Однажды я дал почитать Горбачеву проект моего доклада. Ему все это не понравилось. Но в процессе разговора возникла идея о предварительном интервью газете «Правда» с тем, чтобы подготовить общественное мнение по этому далеко не простому вопросу. Были подготовлены как вопросы, так и ответы. Горбачев отдыхал на юге. Через два-три дня мне позвонил Черняев и сказал, что интервью одобрено, можно печатать. Представители Прибалтики критически отнеслись к некоторым положениям интервью, считая, что они не полностью отражают суть проблемы, поскольку недостаточно радикальны.

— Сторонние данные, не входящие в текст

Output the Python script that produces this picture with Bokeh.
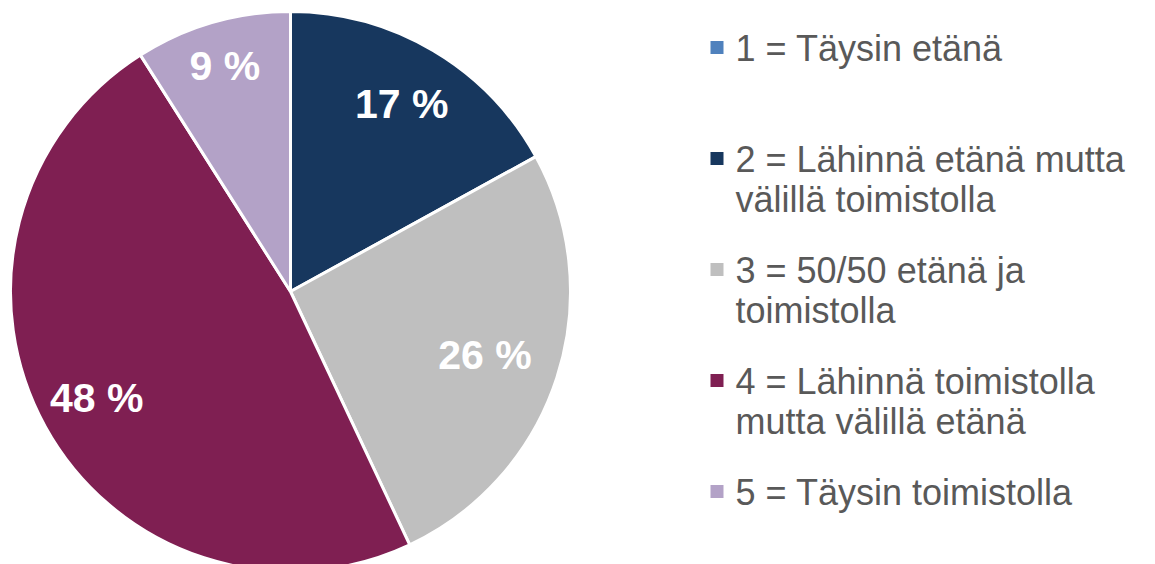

В сущности, со многими замечаниями и требованиями прибалтов можно было согласиться, но я-то знал, что решения обвинительного характера в адрес СССР съезд все равно не примет. Споры были горячими. В интересах дела я вынужден был заявить на комиссии, что выйду на трибуну и скажу, что выражаю мнение только части комиссии. Попрошу создать новую комиссию без моего участия. Сказал также, что члены комиссии могут выступить со своими вариантами доклада и решения. Тут я поддержки не нашел, решили, что выступать надо мне и от имени всей комиссии.

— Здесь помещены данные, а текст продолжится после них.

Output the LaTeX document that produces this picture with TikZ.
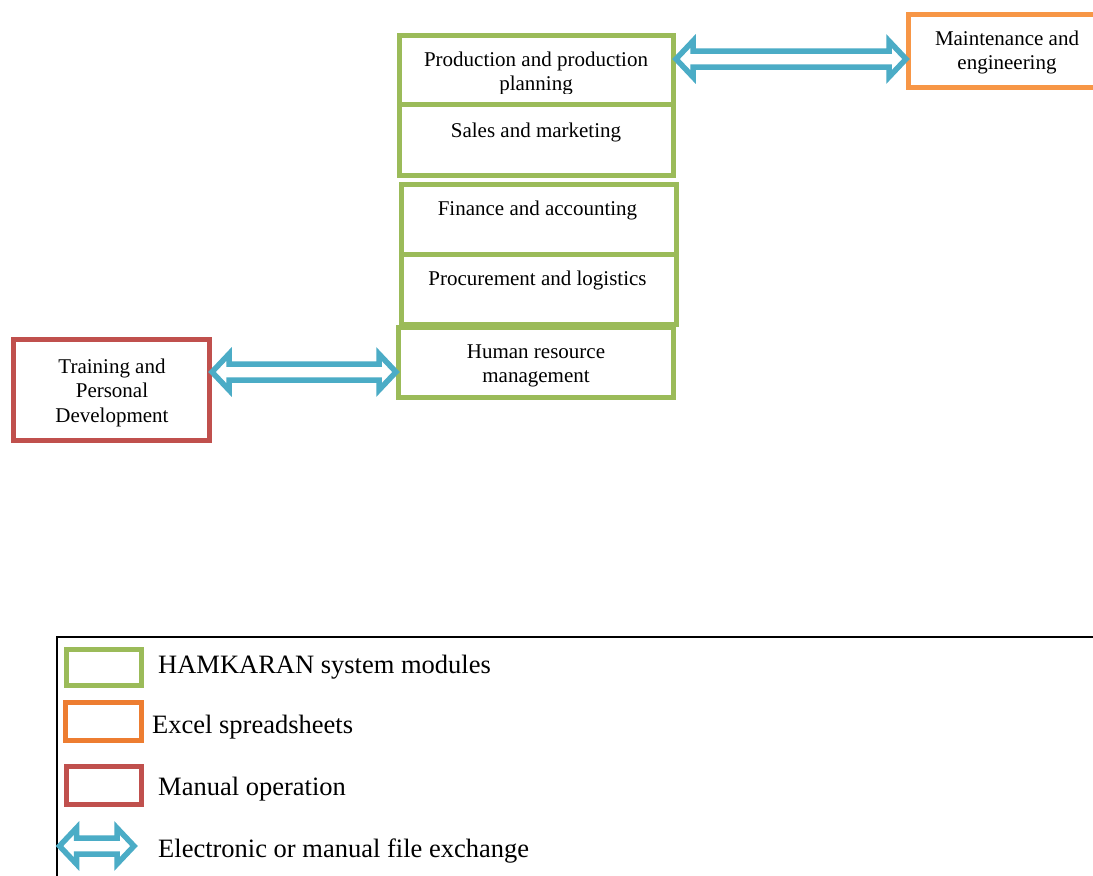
\documentclass[tikz,border=0pt]{standalone}
\usepackage{fontspec}
\setmainfont{Liberation Serif}
\usetikzlibrary{calc}
\definecolor{hgreen}{HTML}{9BBB59}
\definecolor{horange}{HTML}{F79646}
\definecolor{lorange}{HTML}{ED7D31}
\definecolor{hred}{HTML}{C0504D}
\definecolor{hblue}{HTML}{4BACC6}
\newcommand\mytxt[1]{\parbox[t]{300pt}{\centering #1}}
\newcommand\xarrow[2]{%
  \draw[xarr] (#1) -- ($(#1)+(17,-18)$) -- ($(#1)+(17,-8)$) -- ($(#2)+(-17,-8)$)
    -- ($(#2)+(-17,-18)$) -- (#2) -- ($(#2)+(-17,18)$) -- ($(#2)+(-17,8)$)
    -- ($(#1)+(17,8)$) -- ($(#1)+(17,18)$) -- cycle;}
\begin{document}
\begin{tikzpicture}[x=1pt,y=-1pt,
  modbox/.style={draw=hgreen, line width=5pt, fill=white, inner sep=0pt},
  boxlbl/.style={anchor=base, inner sep=0pt, font=\fontsize{21}{24.5}\selectfont},
  legtxt/.style={anchor=base west, inner sep=0pt, font=\fontsize{26.5}{30}\selectfont},
  xarr/.style={draw=hblue, line width=5.5pt, fill=white, line join=miter}]
\clip (0,0) rectangle (1093,876);
\fill[white] (0,0) rectangle (1093,876);
% module boxes
\node[modbox, minimum width=274pt, minimum height=69pt] (prod) at (536.5,70) {};
\node[modbox, minimum width=274pt, minimum height=71pt] (sales) at (536.5,140) {};
\node[modbox, minimum width=275pt, minimum height=69.5pt] (fin) at (539,219.25) {};
\node[modbox, minimum width=275pt, minimum height=70.5pt] (proc) at (539,289.25) {};
\node[modbox, minimum width=275pt, minimum height=70pt] (hr) at (536,362.5) {};
\node[draw=horange, line width=5pt, fill=white, inner sep=0pt,
      minimum width=201.5pt, minimum height=73pt] (maint) at (1009.25,51) {};
\node[draw=hred, line width=5pt, fill=white, inner sep=0pt,
      minimum width=196pt, minimum height=101pt] (train) at (111.5,390) {};
% labels
\begin{scope}
\clip (390,0) rectangle (690,93);
\node[boxlbl] (tprod) at (536,66) {\mytxt{Production and production\\planning}};
\end{scope}
\node[boxlbl] (tsales) at (536,137) {\mytxt{Sales and marketing}};
\node[boxlbl] (tfin) at (537.5,215) {\mytxt{Finance and accounting}};
\node[boxlbl] (tproc) at (537.5,285) {\mytxt{Procurement and logistics}};
\node[boxlbl] (thr) at (536,358) {\mytxt{Human resource\\management}};
\node[boxlbl] (tmaint) at (1007,45) {\mytxt{Maintenance and\\engineering}};
\node[boxlbl] (ttrain) at (112,373) {\mytxt{Training and\\Personal\\Development}};
% exchange arrows
\coordinate (a1) at ($(prod.east)+(0,-11)$);
\coordinate (a2) at (maint.west |- a1);
\xarrow{a1}{a2}
\coordinate (b2) at ($(hr.west)+(0,9.5)$);
\coordinate (b1) at (train.east |- b2);
\xarrow{b1}{b2}
% legend
\draw[line width=1.2pt] (57,637) rectangle (1130,900);
\node[draw=hgreen, line width=5pt, inner sep=0pt, minimum width=75pt, minimum height=36pt] (lg) at (104,667.5) {};
\node[draw=lorange, line width=5pt, inner sep=0pt, minimum width=76pt, minimum height=38pt] (lo) at (103.5,721.5) {};
\node[draw=hred, line width=5pt, inner sep=0pt, minimum width=75pt, minimum height=38pt] (lr) at (104,785.5) {};
\coordinate (l1) at (59.5,846);
\coordinate (l2) at (134,846);
\xarrow{l1}{l2}
\node[legtxt] (tg) at (158,673) {HAMKARAN system modules};
\node[legtxt] (to) at (152,733) {Excel spreadsheets};
\node[legtxt] (tr) at (158,795) {Manual operation};
\node[legtxt] (tb) at (158,857) {Electronic or manual file exchange};
\end{tikzpicture}
\end{document}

Последний вариант своего доклада я никому не показывал — ни Горбачеву, ни членам Политбюро, ни членам комиссии. За день до выступления ко мне подошел Анатолий Ковалев — первый заместитель министра иностранных дел СССР. Большая умница и высокой порядочности человек. Он сказал, что нашел акт передачи текста секретных протоколов из одного подразделения МИД в другое. Я обрадовался и хотел сразу же вставить его в мой доклад. Но, поразмыслив, решил оставить этот «последний патрон» про запас.